Puis le Kongo en tête et le Montcalm à sa suite, tous deux presque pareils, mirent le cap sur Yokohama : leur marche était si lente qu’ils laissaient après eux, sur l’eau, à peine quelques rides ; à la poupe du vaisseau japonais, le pavillon de guerre ressemblait à un chrysanthème échevelé.


L’ACCUEIL DE TOKYO

Lorsque la mission du Maréchal quitta la gare centrale de Tokyo, dans les autos rouges de la Cour, elle cherchait en vain à découvrir la ville : elle n’avait devant elle, au loin, qu’une sorte d’immense baraquement gris, sous un ciel étrangement sillonné de fils aériens : pas de drapeaux, pas d’arcs de triomphe : aucun des aspects auxquels elle était accoutumée.

Mais tout de suite elle fut attirée par un spectacle nouveau et plus émouvant ; à droite, à gauche, à perte de vue, alignés comme une double muraille, étages par taille, dans un ordre quasi militaire, serrés, tous les enfants de Tokyo criant à pleine voix le joyeux salut japonais : « Banzai ! Banzai ! » ce qui veut dire « Longue vie. »

Oh ! la touchante idée ! Pour saluer le grand Français, Tokyo s’était paré de toute son enfance rieuse. Ils formaient ainsi sur le passage des dizaines de milliers de drapeaux vivants : car ils agitaient tous de petits drapeaux de papier aux couleurs japonaises et françaises : les tout petits habillés comme de petites femmes, dans des kimonos ouatés, rouges, bleus, verts ; les filles inclinées au passage du cortège, ou sortant leurs jolis bras nus hors des manches frileuses pour applaudir, les garçons en kimonos gris et casquettes à visière, tous juchés sur leurs socques de bois… « Banzai ! Banzai ! »

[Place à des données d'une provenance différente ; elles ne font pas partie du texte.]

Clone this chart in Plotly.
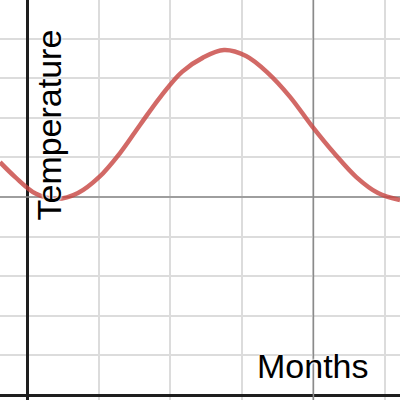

Longtemps le cortège traversa l’énorme ville monotone, accompagné de ces saluts joyeux, entre ces deux haies vivantes : et il semblait qu’en proposant ainsi aux premiers regards des Français le nombre incalculable de ses enfants, le Japon voulût leur faire comprendre, dès l’abord, ses préoccupations d’avenir.